The People’s Liberation Army Navy (PLA Navy or PLAN), the maritime branch of the People’s Liberation Army, functions as the naval arm of the Chinese Communist Party under direct command of the Central Military Commission. By 2026 it constitutes the world’s largest navy by hull count (approximately 395 battle force ships), having completed the fastest naval expansion and modernization in history while transitioning from coastal defense to blue-water power projection. Its core geopolitical relevance lies in enabling CCP objectives for Taiwan unification, dominance of the South China Sea, and countering United States maritime supremacy through layered AD capabilities across the Indo-Pacific.
Grand Strategy & Strategic Objectives
The PLAN’s development is integral to the Chinese Communist Party’s “Great Rejuvenation of the Chinese Nation” and the 2049 goal of a world-class military capable of global operations. It pursues a dual posture of “offshore waters defense” (securing the First Island Chain and near seas) combined with “far seas protection” to safeguard Belt and Road Initiative sea lines of communication and overseas interests. Regionally, the PLAN seeks decisive advantage in any Taiwan contingency and control of the South China Sea; globally, it views the current order as transitional and aims to erode U.S.-led alliances (AUKUS, QUAD) while expanding influence through dual-use port infrastructure and gray-zone dominance without provoking premature major conflict.
Capabilities & Power Projection
Kinetic/Military: Features three operational aircraft carriers (Liaoning, Shandong, and the electromagnetic catapult-equipped Fujian, commissioned November 2025), with the nuclear-powered Type 004 under advanced construction at Dalian. Surface forces include eight Type 055 large destroyers/cruisers, approximately 30 Type 052D destroyers, and extensive frigates/corvettes; amphibious lift centers on four Type 075 LHDs and supporting LPDs. The submarine fleet comprises six Type 094 Jin-class SSBNs, six SSNs, and over 40 advanced diesel-electric boats (including AIP-equipped Type 039 Yuan-class), with next-generation Type 096 SSBNs and Type 095 SSNs in development. Doctrine integrates AD with joint “intelligentized warfare,” employing DF-21D/DF-26 anti-ship ballistic missiles, YJ-21 hypersonic missiles, carrier strike groups, and coordination with the PLA Rocket Force and PLA Air Force for multi-domain operations.
Intelligence & Cyber: Integrated with the PLA Information Support Force for space-based ISR (Beidou constellation, reconnaissance satellites), over-the-horizon radar, underwater sensor arrays, and electronic warfare.
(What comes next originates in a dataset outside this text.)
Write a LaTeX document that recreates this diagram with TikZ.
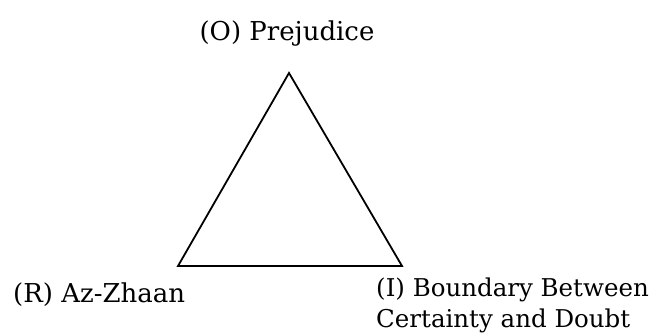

Leverages dual-use commercial and People’s Armed Forces Maritime Militia vessels for persistent maritime domain awareness and targeting data. Focus includes long-range tracking of U.S. naval forces, supply-chain mapping, and cyber disruption of adversary command-and-control networks.
Cognitive & Information Warfare: Masters gray-zone coercion by coordinating the China Coast Guard and People’s Armed Forces Maritime Militia (“little blue men”) to incrementally alter facts on the water without crossing into kinetic thresholds. Supports the CCP’s Three Warfares doctrine through state media (CGTN, Xinhua) narratives framing actions as defensive, naval diplomacy, port visits, and legal warfare to legitimize the nine-dash line claims while shaping international perceptions of a “peaceful rise.”
Directly subordinate to the Central Military Commission chaired by Xi Jinping, with embedded political commissars ensuring absolute Chinese Communist Party control. Current commander is Admiral Hu Zhongming (appointed December 2023, career submariner with theater command experience). Reorganized post-2015 reforms into Northern, Eastern, and Southern Theater Navies, plus specialized branches including Surface Force, Submarine Force, Naval Air Force, PLAN Marine Corps, and Coastal Defense Force. Decision-making emphasizes military-civil fusion, intelligentized warfare, and political loyalty. Latent vulnerabilities include limited high-intensity combat experience, logistical challenges for sustained far-seas operations, and ongoing integration of complex carrier aviation into joint campaigns, offset by unmatched shipbuilding capacity and rapid doctrinal adaptation.